Question: What do you call an asset that appreciates 5,555,456% in a little over 7 years?

Answer: Bitcoin.

In 2010, when Bitcoin was trading at $.09 that word meant nothing to most investors. Earlier this month when it crossed above $5,000, it was all investors wanted to talk about.

What changed? The price. It went up, and up, and up.

The thought of turning $10,000 into over $555 million is, needless to say, enticing to some.

As is the thought of owning something that seems to hit a new all-time high milestone nearly every day.

At a certain point, the fear of missing out (FOMO) becomes palpable: many simply can’t stand seeing Bitcoin go up any longer.

How do I know this is true?
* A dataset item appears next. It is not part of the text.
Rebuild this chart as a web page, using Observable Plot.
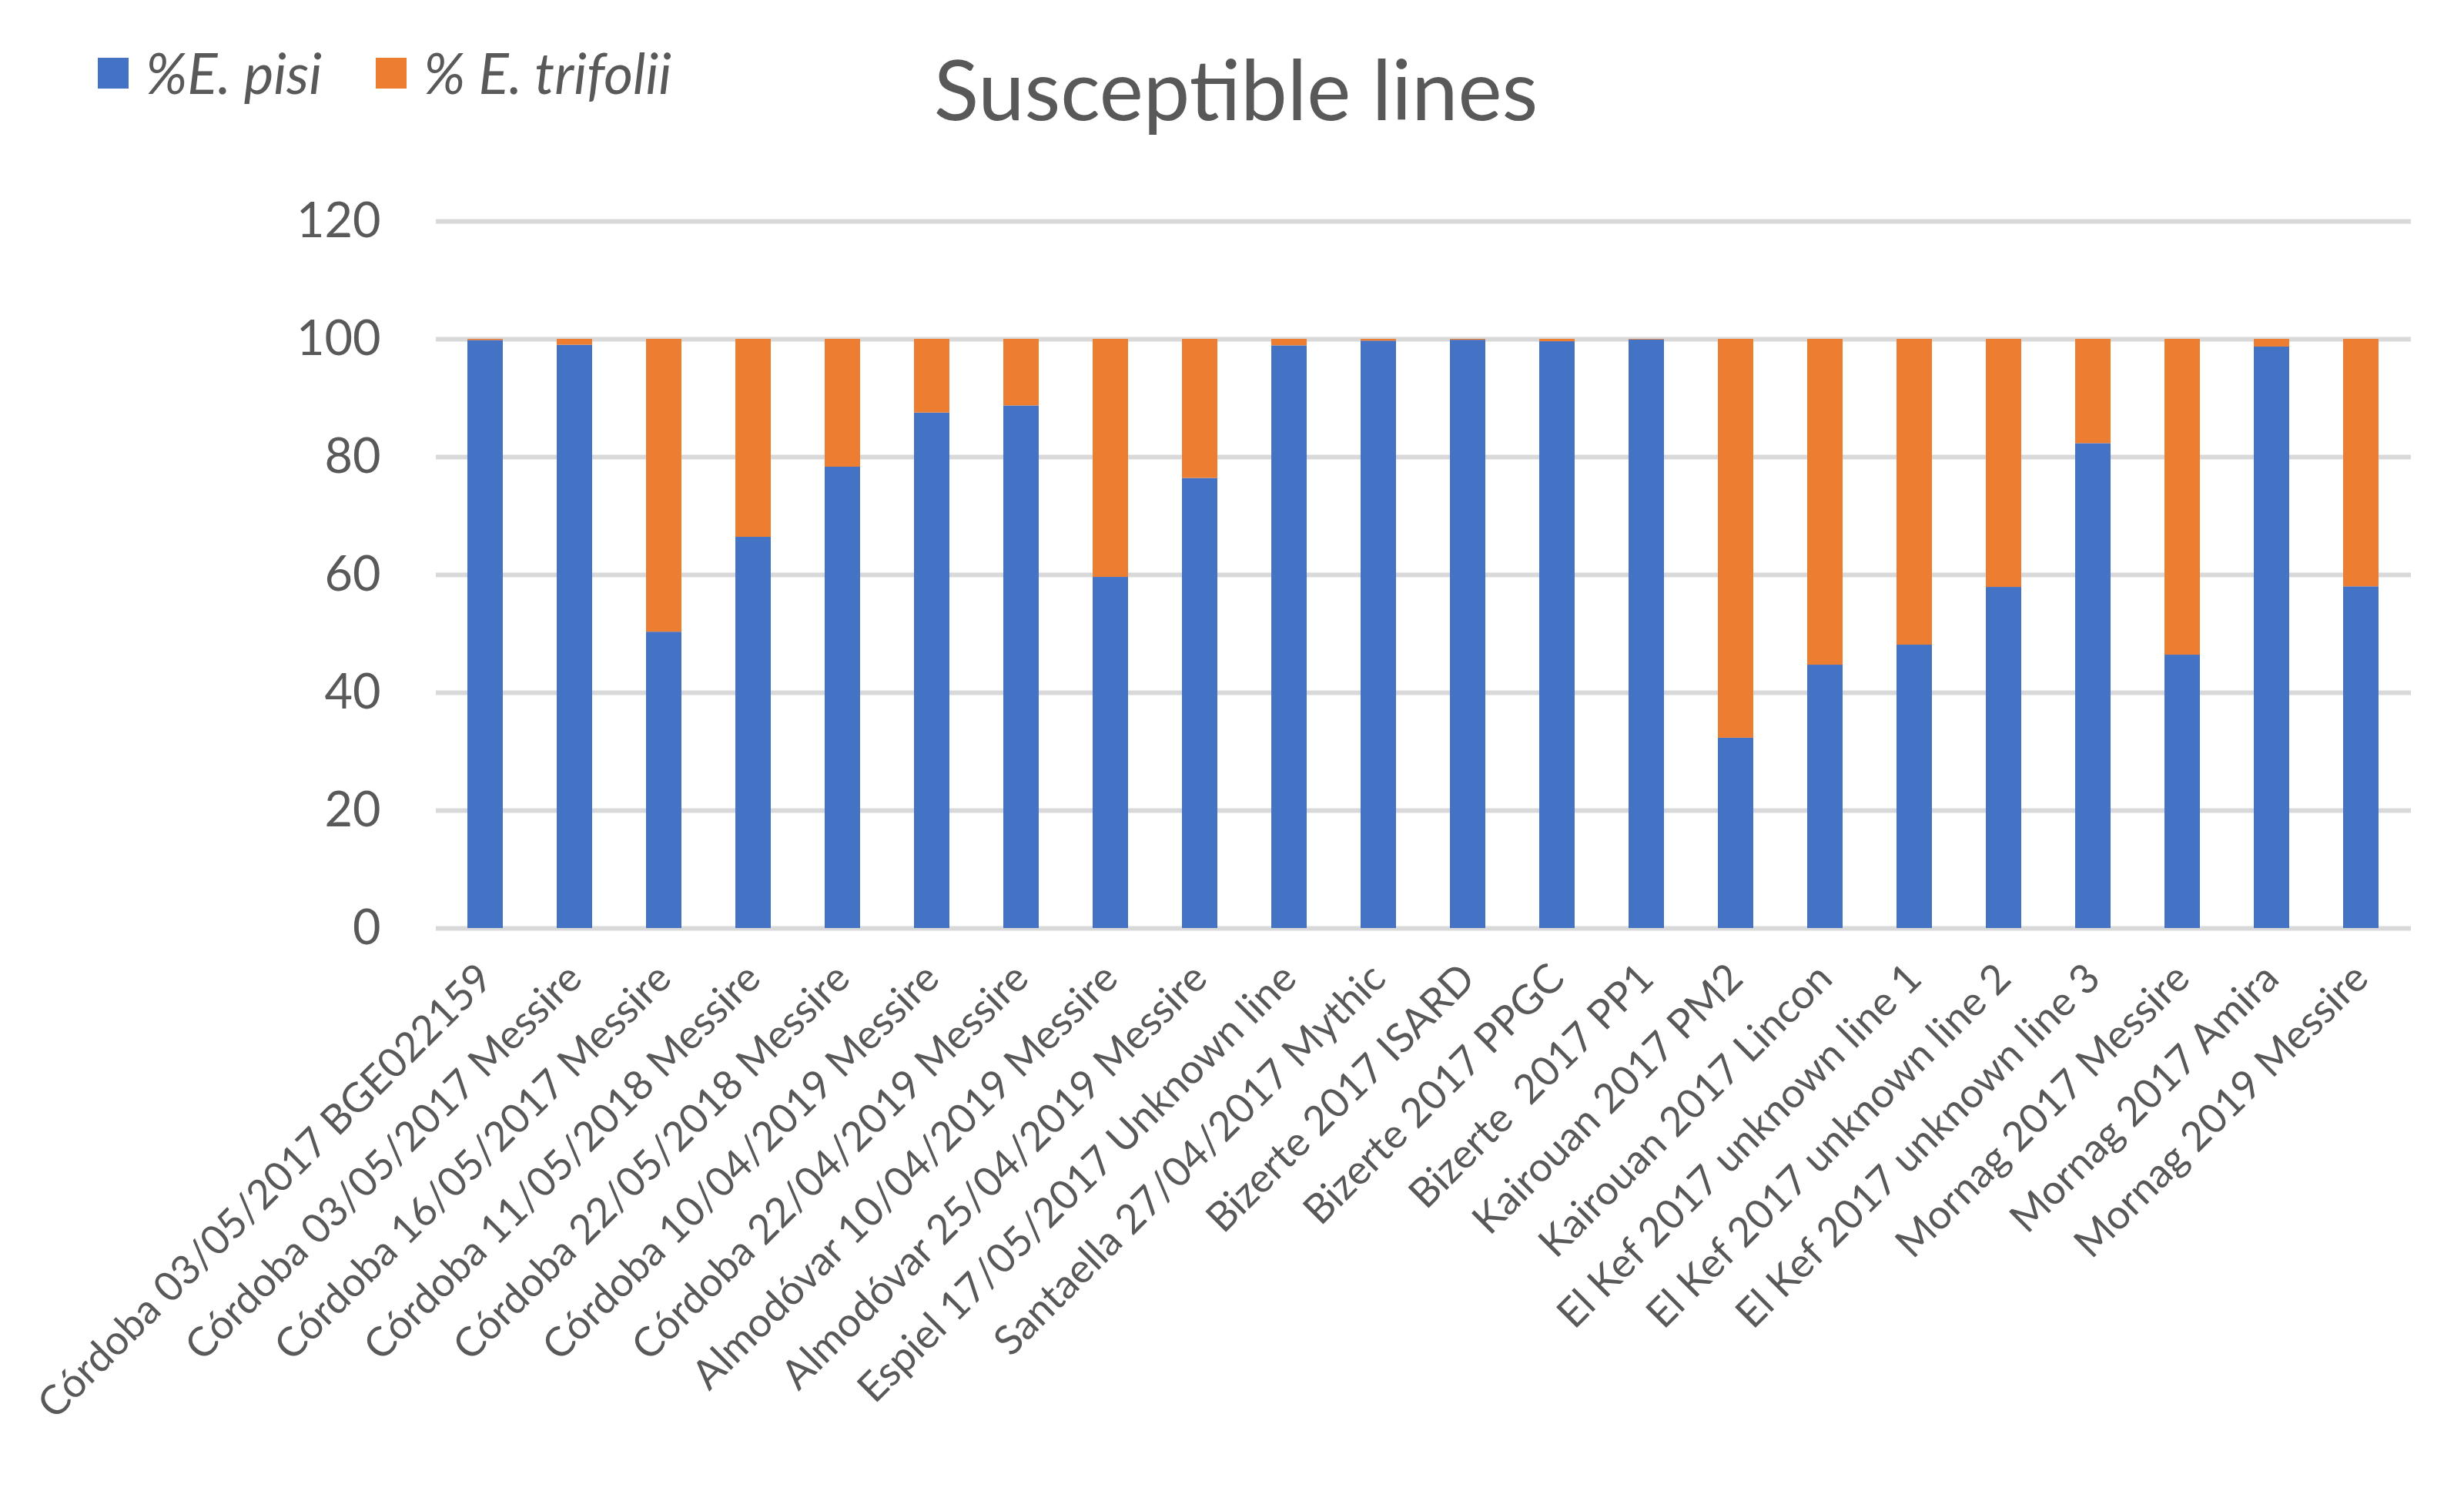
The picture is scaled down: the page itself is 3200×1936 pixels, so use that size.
<!DOCTYPE html>
<html>
<head>
<meta charset="utf-8">
<script src="https://cdn.jsdelivr.net/npm/d3@7"></script>
<script src="https://cdn.jsdelivr.net/npm/@observablehq/plot@0.6"></script>
<style>
  html, body { margin: 0; padding: 0; background: #ffffff; }
  #wrap { position: relative; width: 3200px; height: 1936px; overflow: hidden; font-family: Lato, "Open Sans", sans-serif; color: #595959; }
  #title { position: absolute; left: 0; width: 3210px; top: 60px; text-align: center; font-size: 108px; line-height: 1; white-space: nowrap; }
  .leg { position: absolute; top: 58px; display: flex; align-items: center; font-style: italic; font-size: 73px; line-height: 1; white-space: pre; }
  .sw { width: 40px; height: 40px; margin-right: 22px; display: inline-block; }
  #chart { position: absolute; left: 0; top: 200px; }
  #chart svg text { white-space: pre; }
</style>
</head>
<body>
<div id="wrap">
  <div id="legend"></div>
  <div id="title">Susceptible lines</div>
  <div id="chart"></div>
</div>
<script>
const categories = [
  "Córdoba 03/05/2017 BGE022159",
  "Córdoba 03/05/2017 Messire",
  "Córdoba 16/05/2017 Messire",
  "Córdoba 11/05/2018 Messire",
  "Córdoba 22/05/2018 Messire",
  "Córdoba 10/04/2019 Messire",
  "Córdoba 22/04/2019 Messire",
  "Almodóvar 10/04/2019 Messire",
  "Almodóvar 25/04/2019 Messire",
  "Espiel 17/05/2017 Unknown line",
  "Santaella 27/04/2017 Mythic",
  "Bizerte 2017 ISARD",
  "Bizerte 2017 PPGC",
  "Bizerte  2017 PP1",
  "Kairouan 2017 PM2",
  "Kairouan 2017 Lincon",
  "El Kef 2017 unknown line 1",
  "El Kef 2017 unknown line 2",
  "El Kef 2017 unknown line 3",
  "Mornag 2017 Messire",
  "Mornag 2017 Amira",
  "Mornag 2019 Messire"
];
const pisi =     [99.8, 99.0, 50.3, 66.4, 78.3, 87.5, 88.7, 59.6, 76.4, 98.9, 99.7, 99.85, 99.6, 99.9, 32.3, 44.7, 48.1, 57.9, 82.3, 46.4, 98.7, 58.0];
const trifolii = [0.2,  1.0,  49.7, 33.6, 21.7, 12.5, 11.3, 40.4, 23.6, 1.1,  0.3,  0.15,  0.4,  0.1,  67.7, 55.3, 51.9, 42.1, 17.7, 53.6, 1.3,  42.0];
const seriesNames = ["%E. pisi", "% E. trifolii"];
const seriesColors = ["#4472C4", "#ED7D31"];
const yTicks = [0, 20, 40, 60, 80, 100, 120];

const rows = [];
categories.forEach((c, i) => {
  rows.push({cat: c, series: seriesNames[0], value: pisi[i]});
  rows.push({cat: c, series: seriesNames[1], value: trifolii[i]});
});

// legend
const legend = document.getElementById("legend");
const legendLeft = [127, 488];
seriesNames.forEach((s, i) => {
  const item = document.createElement("div");
  item.className = "leg";
  item.style.left = legendLeft[i] + "px";
  const sw = document.createElement("span");
  sw.className = "sw";
  sw.style.background = seriesColors[i];
  item.appendChild(sw);
  const t = document.createElement("span");
  t.textContent = s;
  item.appendChild(t);
  legend.appendChild(item);
});

const chart = Plot.plot({
  width: 3200,
  height: 1736,
  marginTop: 87,
  marginBottom: 731,
  marginLeft: 566,
  marginRight: 69,
  style: {fontFamily: "Lato, 'Open Sans', sans-serif", fontSize: "62px", color: "#595959", background: "transparent"},
  x: {domain: categories, paddingInner: 0.6, paddingOuter: 0.3, axis: null},
  y: {domain: [0, 120], axis: null},
  color: {domain: seriesNames, range: seriesColors},
  marks: [
    Plot.gridY(yTicks, {stroke: "#d9d9d9", strokeOpacity: 1, strokeWidth: 6}),
    Plot.axisY(yTicks, {tickSize: 0, tickPadding: 72, fontSize: 63, fill: "#595959", label: null}),
    Plot.barY(rows, {x: "cat", y: "value", fill: "series", order: seriesNames}),
    Plot.text(categories, {x: d => d, frameAnchor: "bottom", dy: 56, rotate: -45, textAnchor: "end", lineAnchor: "middle", fontSize: 53, fill: "#595959"})
  ]
});
document.getElementById("chart").appendChild(chart);
</script>
</body>
</html>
In late August, investors in the “Bitcoin Investment Trust” were paying $1,005 for Bitcoin assets worth $432, an incredible 132% premium to NAV. Why would a rational investor pay such a hefty premium? Simple: they think they will sell it to someone else at an even higher price. Who said investors were rational?

Leaving aside whether FOMO is good reason to invest in something, what was the risk tolerance of an investor buying into Bitcoin at $5,000? In plain English: how much Bitcoin were they willing and able lose?

A simple question with a not-so-simple answer, especially after an asset class has gone parabolic. We tend to become blinded by such astronomical gains, failing to remember the risk part of the risk/return equation.

I know, I know, Bitcoin never seems goes down. It is the currency of the future. Why worry about risk in an asset that only goes in one direction?

Just humor me for a minute, and try to imagine a world in which Bitcoin drops 39%, 85%, or 94%.

Sounds crazy, I know. But you’ll notice in the table below that this is not a theoretical exercise. In 2011, it went from $32 to $2 in the span of 5 months, declining 94%. From late 2013 to early 2015, it went from 1,166 to $170, an 85% decline. And as recently as June to July of this year, it dropped 39% ($3,025 to $1,837).